The cross-instrument pool is built from features whose construction makes them comparable across instruments. Log returns and ATR-normalized differences are pool-eligible by construction. Same-instrument oscillators with absolute units (MA_10 − MA_50 in price units) are not pool-eligible until they are normalized. The pool eligibility tag lives in the feature library next to the transform tag.

KEY POINTS

  • Stationarizing a price-derived indicator costs information about the absolute level. The right transform is the lightest one that passes the diagnostics, not the heaviest.
  • Six transforms ranked by aggressiveness: log returns, oscillators of two prices, same-bar OHLC differences, direct variance scaling, ATR-normalized differences, forced centering by rolling median.
  • Log returns are the default baseline. ADF passes, coverage is near 100%, the construction absorbs proportional structure across instruments. Residual non-stationarity is variance only.
  • Oscillators built from two related prices (MA_n − MA_m, or X_t − X_{t-k}) are stationary in mean by construction when the lag separation is moderate. Large lag separations fail on trending instruments.
  • Same-bar OHLC differences (range, body, shadows) have structurally zero drift because both prices are recorded on the same bar. Variance still scales with price level and must be normalized separately.
  • Direct variance scaling divides by a long-window rolling IQR or standard deviation. IQR is preferred when the indicator has tails. The window must be much longer than the indicator's own lookback.
  • ATR normalization divides a price-unit difference by ATR over a long window. The result is unitless, comparable across instruments, and stationary in both mean and variance. The structural reason is the subject of the next article in this series.
  • Forced centering by a rolling median is the heaviest transform. Use only when lighter transforms fail and the absolute level is structurally uninformative. Most "needs forced centering" indicators are poorly designed.
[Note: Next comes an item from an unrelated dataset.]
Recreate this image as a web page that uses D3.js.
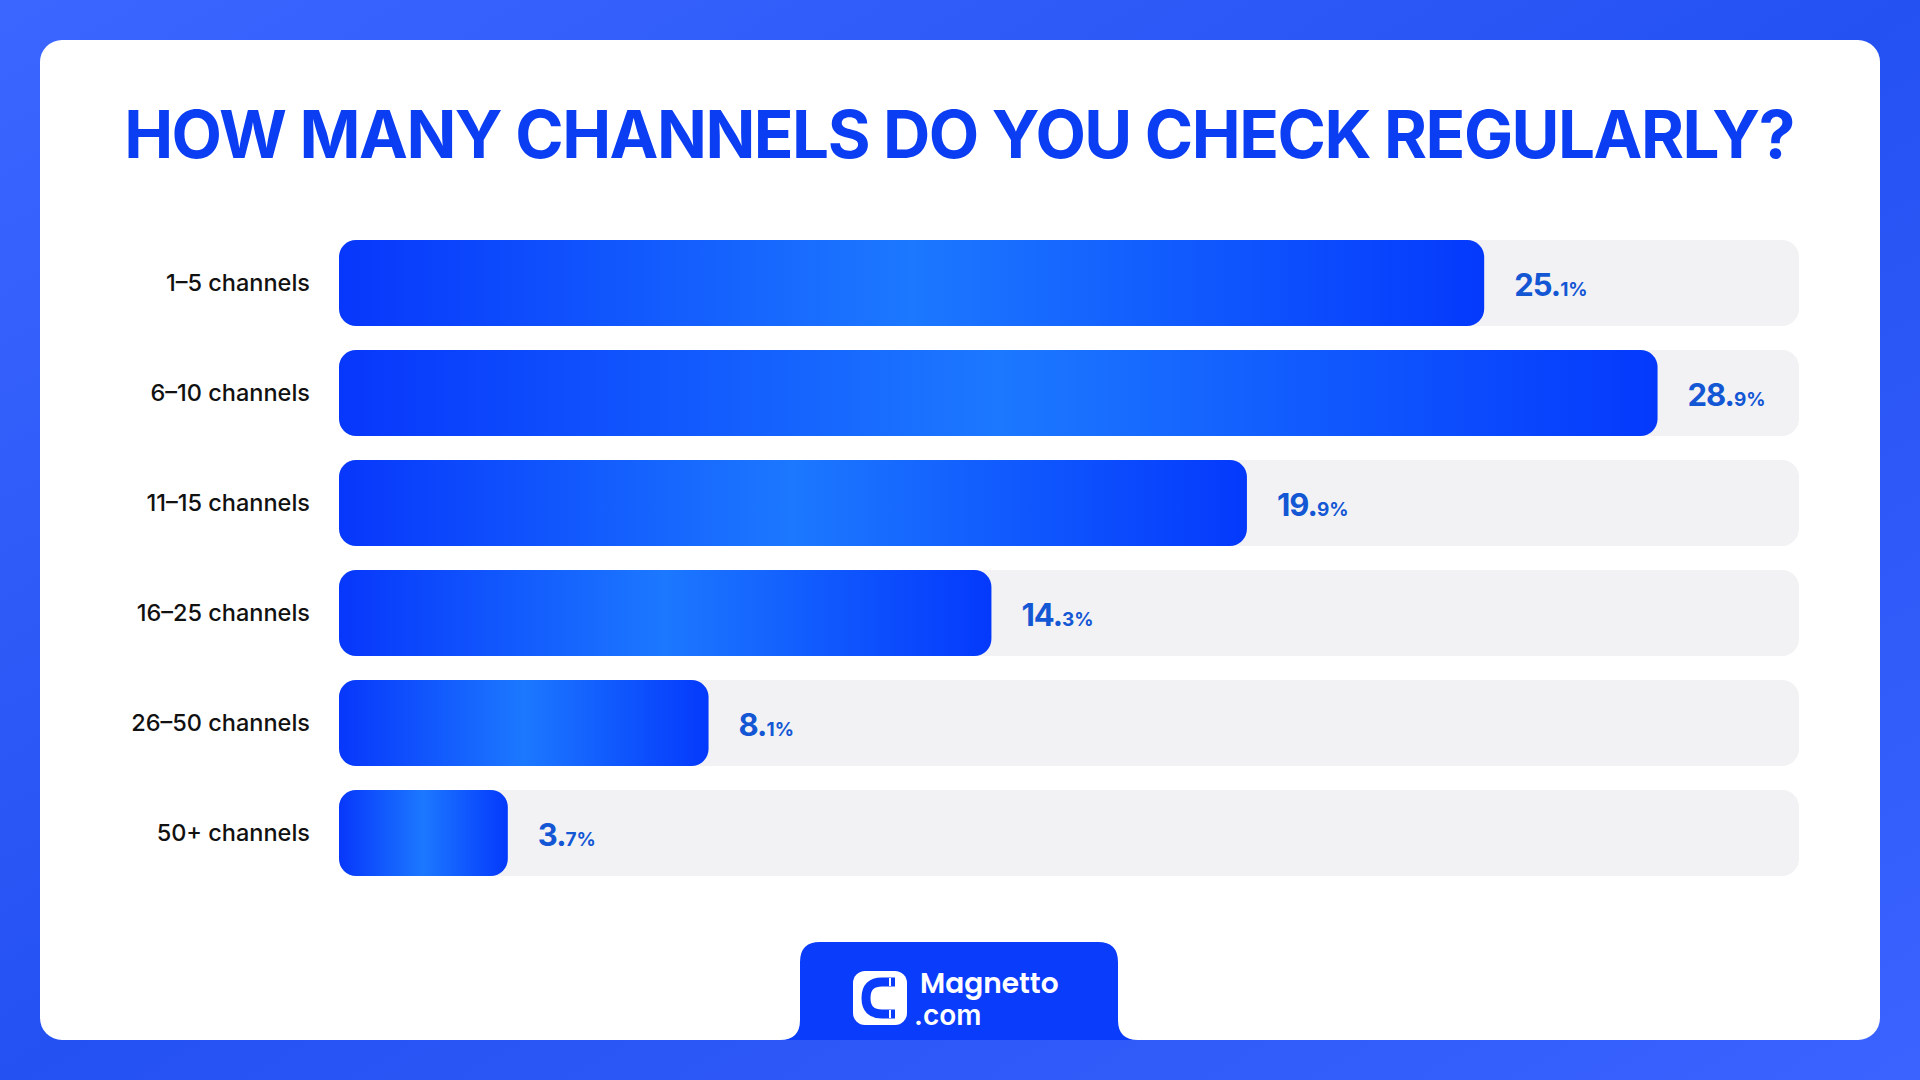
<!DOCTYPE html>
<html><head><meta charset="utf-8">
<script src="https://cdn.jsdelivr.net/npm/d3@7"></script>
<style>body{margin:0;background:#2b55f5;overflow:hidden}</style>
</head><body>
<svg id="chart" width="1920" height="1080"></svg>
<script>
const categories = ["1–5 channels","6–10 channels","11–15 channels","16–25 channels","26–50 channels","50+ channels"];
const values = [25.1, 28.9, 19.9, 14.3, 8.1, 3.7];

const svg = d3.select("#chart");
const defs = svg.append("defs");
const bg = defs.append("linearGradient").attr("id","bg").attr("x1",0).attr("y1",0).attr("x2",1).attr("y2",1);
bg.append("stop").attr("offset","0%").attr("stop-color","#3b66ff");
bg.append("stop").attr("offset","50%").attr("stop-color","#2451f2");
bg.append("stop").attr("offset","100%").attr("stop-color","#3a63ff");
const bar = defs.append("linearGradient").attr("id","bar").attr("x1",0).attr("y1",0).attr("x2",1).attr("y2",0);
bar.append("stop").attr("offset","0%").attr("stop-color","#0737fb");
bar.append("stop").attr("offset","50%").attr("stop-color","#1c78ff");
bar.append("stop").attr("offset","100%").attr("stop-color","#0439fc");

svg.append("rect").attr("width",1920).attr("height",1080).attr("fill","url(#bg)");
svg.append("rect").attr("x",40).attr("y",40).attr("width",1840).attr("height",1000).attr("rx",22).attr("fill","#fff");

svg.append("text").attr("x",959).attr("y",158).attr("text-anchor","middle")
  .attr("font-family","Inter, 'Noto Sans', sans-serif").attr("font-weight",700).attr("font-size",65.5)
  .attr("fill","#0b3df2").attr("letter-spacing","-1.5").text("HOW MANY CHANNELS DO YOU CHECK REGULARLY?");

const x = d3.scaleLinear().domain([0,32]).range([339,1799]);
const y = d3.scaleBand().domain(categories).range([240,876]).paddingInner(24/110).paddingOuter(0);
const h = y.bandwidth();

const rows = svg.append("g").selectAll("g").data(categories).join("g")
  .attr("transform", d => `translate(0,${y(d)})`);
rows.append("rect").attr("x",x(0)).attr("width",x(32)-x(0)).attr("height",h).attr("rx",17).attr("fill","#f2f2f4");
rows.append("rect").attr("x",x(0)).attr("width",(d,i)=>x(values[i])-x(0)).attr("height",h).attr("rx",17).attr("fill","url(#bar)");
rows.append("text").attr("x",310).attr("y",h/2).attr("dy","0.35em").attr("text-anchor","end")
  .attr("font-family","Inter, sans-serif").attr("font-weight",500).attr("font-size",23.5).attr("fill","#111")
  .text(d=>d);
const vt = rows.append("text").attr("x",(d,i)=>x(values[i])+30).attr("y",h/2 + 13)
  .attr("font-family","Inter, sans-serif").attr("font-weight",700).attr("fill","#1457d4");
vt.append("tspan").attr("font-size",31).attr("letter-spacing","-1").text((d,i)=>String(values[i]).split(".")[0]+".");
vt.append("tspan").attr("font-size",19).text((d,i)=>String(values[i]).split(".")[1]+"%");

// logo tab
const tab = svg.append("g");
tab.append("path").attr("fill","#0a3cfb")
  .attr("d","M780,1040 Q800,1040 800,1020 L800,962 Q800,942 820,942 L1098,942 Q1118,942 1118,962 L1118,1020 Q1118,1040 1138,1040 Z");
tab.append("rect").attr("x",853).attr("y",971).attr("width",54).attr("height",54).attr("rx",12).attr("fill","#fff");
tab.append("path").attr("fill","none").attr("stroke","#0a3cfb").attr("stroke-width",9)
  .attr("d","M895,982 L882,982 Q866,982 866,998 Q866,1014 882,1014 L895,1014");
tab.append("path").attr("stroke","#fff").attr("stroke-width",2).attr("d","M890,978 L890,986 M890,1010 L890,1018");
tab.append("text").attr("x",920).attr("y",993).attr("font-family","Poppins, Inter, sans-serif").attr("font-weight",600)
  .attr("font-size",28).attr("fill","#fff").text("Magnetto");
tab.append("text").attr("x",914).attr("y",1025).attr("font-family","Inter, sans-serif").attr("font-weight",600)
  .attr("font-size",28).attr("fill","#fff").text(".com");
</script>
</body></html>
  • Stationarize in two steps: mean first, variance second. Skipping the mean step leaves a drifting mean under stable variance. Skipping the variance step leaves volatility-regime contamination under a stable mean.
  • Three look-ahead anti-patterns: full-sample z-scoring (leaks test-set statistics), centered rolling windows (leaks future bars), in-sample re-fitting of cointegration hedge ratios. Every statistic used to define a feature must be computable from data strictly before the feature's timestamp.
  • On SPX 1990 to 2026, ATR-normalized 20-day momentum produces the highest retained MI (2.1 bits × 10^-3) of any tested transform, with 99% train-test coverage and ADF p = 0.00. Plain 20-day momentum has stationary mean but 78% coverage from variance drift, and forced centering passes diagnostics but discards more than half the signal of the ATR-normalized version.
  • Every feature carries a transform tag and a pool-eligibility tag in the feature library. Two features with the same numerator and different transforms are different features and are logged separately.